= Your task =
Select the lines of the records containing the word "this" and list them.

= Source material =
= = =

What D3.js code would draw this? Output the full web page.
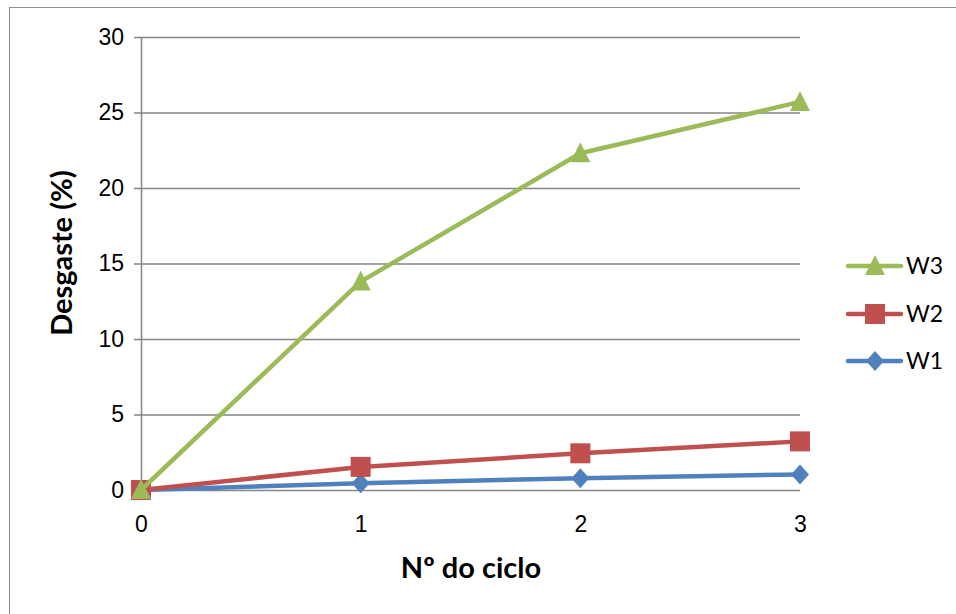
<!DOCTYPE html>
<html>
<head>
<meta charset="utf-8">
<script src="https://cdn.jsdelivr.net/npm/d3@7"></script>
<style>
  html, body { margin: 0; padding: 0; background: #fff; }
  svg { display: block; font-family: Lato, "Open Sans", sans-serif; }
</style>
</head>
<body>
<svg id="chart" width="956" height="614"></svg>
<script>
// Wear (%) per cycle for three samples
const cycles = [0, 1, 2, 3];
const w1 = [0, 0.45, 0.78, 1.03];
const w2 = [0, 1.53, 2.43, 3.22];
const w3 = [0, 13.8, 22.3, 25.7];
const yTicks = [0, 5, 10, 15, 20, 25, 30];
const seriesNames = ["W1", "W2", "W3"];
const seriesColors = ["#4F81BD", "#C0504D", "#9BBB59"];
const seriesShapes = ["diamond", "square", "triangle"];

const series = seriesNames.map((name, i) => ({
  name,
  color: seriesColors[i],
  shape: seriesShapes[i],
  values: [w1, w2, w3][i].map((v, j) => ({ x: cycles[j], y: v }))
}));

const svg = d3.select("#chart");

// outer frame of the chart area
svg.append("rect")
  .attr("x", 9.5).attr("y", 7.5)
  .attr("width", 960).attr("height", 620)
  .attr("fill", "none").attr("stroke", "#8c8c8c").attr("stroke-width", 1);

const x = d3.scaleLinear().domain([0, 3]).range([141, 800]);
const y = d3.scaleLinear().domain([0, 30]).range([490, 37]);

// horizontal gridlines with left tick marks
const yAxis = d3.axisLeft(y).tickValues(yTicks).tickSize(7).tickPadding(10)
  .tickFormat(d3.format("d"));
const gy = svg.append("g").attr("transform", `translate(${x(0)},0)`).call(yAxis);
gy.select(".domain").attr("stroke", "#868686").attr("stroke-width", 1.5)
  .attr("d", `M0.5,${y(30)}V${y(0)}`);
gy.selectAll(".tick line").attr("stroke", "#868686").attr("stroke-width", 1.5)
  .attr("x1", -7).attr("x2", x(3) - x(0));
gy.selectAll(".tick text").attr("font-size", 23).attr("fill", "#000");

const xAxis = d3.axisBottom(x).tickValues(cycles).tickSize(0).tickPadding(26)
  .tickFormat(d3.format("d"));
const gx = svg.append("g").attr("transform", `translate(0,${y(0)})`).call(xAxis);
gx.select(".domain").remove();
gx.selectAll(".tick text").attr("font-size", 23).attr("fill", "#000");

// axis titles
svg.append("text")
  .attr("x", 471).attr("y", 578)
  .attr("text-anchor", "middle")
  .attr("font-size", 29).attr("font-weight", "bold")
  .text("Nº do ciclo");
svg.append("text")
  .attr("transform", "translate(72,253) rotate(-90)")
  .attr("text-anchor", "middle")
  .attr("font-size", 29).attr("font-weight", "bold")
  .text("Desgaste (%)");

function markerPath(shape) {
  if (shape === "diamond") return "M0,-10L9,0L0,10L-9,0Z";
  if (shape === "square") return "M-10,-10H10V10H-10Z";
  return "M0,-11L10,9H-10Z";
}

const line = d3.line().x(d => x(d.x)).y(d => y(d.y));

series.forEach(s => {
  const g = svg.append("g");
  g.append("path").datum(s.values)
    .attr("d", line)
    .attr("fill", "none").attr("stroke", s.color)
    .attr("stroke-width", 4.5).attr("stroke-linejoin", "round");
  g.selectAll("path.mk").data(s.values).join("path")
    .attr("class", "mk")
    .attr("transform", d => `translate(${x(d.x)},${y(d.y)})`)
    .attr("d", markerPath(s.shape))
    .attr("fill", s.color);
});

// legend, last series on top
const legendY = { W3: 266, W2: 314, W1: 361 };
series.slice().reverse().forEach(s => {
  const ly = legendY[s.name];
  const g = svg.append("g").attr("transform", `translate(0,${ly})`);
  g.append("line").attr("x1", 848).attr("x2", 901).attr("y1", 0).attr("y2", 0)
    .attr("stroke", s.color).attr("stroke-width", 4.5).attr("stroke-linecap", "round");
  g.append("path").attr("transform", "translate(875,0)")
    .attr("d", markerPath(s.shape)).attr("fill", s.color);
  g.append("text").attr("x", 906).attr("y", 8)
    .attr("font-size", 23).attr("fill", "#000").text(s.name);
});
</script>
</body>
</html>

= = =

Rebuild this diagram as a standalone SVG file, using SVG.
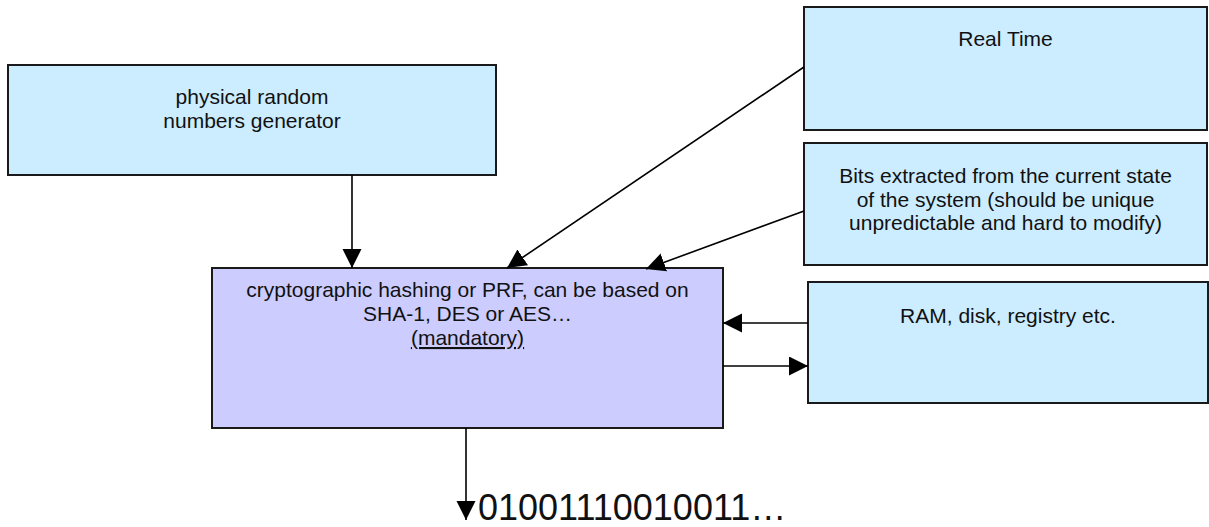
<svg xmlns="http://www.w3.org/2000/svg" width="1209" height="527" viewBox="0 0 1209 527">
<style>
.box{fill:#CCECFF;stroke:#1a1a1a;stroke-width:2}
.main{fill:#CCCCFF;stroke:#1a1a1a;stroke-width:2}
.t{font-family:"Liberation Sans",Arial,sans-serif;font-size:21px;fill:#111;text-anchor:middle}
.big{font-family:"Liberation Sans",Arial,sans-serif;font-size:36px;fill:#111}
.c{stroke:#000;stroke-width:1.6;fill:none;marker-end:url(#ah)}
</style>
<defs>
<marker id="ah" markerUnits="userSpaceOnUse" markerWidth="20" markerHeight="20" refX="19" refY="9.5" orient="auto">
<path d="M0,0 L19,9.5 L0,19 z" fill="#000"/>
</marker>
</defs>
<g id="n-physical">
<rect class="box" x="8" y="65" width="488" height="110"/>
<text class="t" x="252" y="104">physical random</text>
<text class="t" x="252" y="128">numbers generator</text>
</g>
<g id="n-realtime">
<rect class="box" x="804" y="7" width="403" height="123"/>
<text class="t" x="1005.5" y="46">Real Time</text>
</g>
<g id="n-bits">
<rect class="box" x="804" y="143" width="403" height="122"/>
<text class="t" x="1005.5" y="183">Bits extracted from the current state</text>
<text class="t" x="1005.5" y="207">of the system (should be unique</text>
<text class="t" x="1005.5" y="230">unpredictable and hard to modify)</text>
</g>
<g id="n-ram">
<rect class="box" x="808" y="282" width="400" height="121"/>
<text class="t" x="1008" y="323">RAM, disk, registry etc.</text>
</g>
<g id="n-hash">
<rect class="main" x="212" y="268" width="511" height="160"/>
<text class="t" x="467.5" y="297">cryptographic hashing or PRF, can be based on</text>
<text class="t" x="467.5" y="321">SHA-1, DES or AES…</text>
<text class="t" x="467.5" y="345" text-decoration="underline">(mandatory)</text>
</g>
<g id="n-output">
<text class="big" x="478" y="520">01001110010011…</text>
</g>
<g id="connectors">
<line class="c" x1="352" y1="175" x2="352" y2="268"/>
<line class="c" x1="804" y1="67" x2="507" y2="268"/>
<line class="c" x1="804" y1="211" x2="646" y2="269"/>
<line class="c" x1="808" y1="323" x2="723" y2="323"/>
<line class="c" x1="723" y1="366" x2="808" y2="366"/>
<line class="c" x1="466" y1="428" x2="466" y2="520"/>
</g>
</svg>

= = =

= Solved problem =
What D3.js code would draw this? Output the full web page.
Rebuild this diagram as a standalone SVG file, using SVG.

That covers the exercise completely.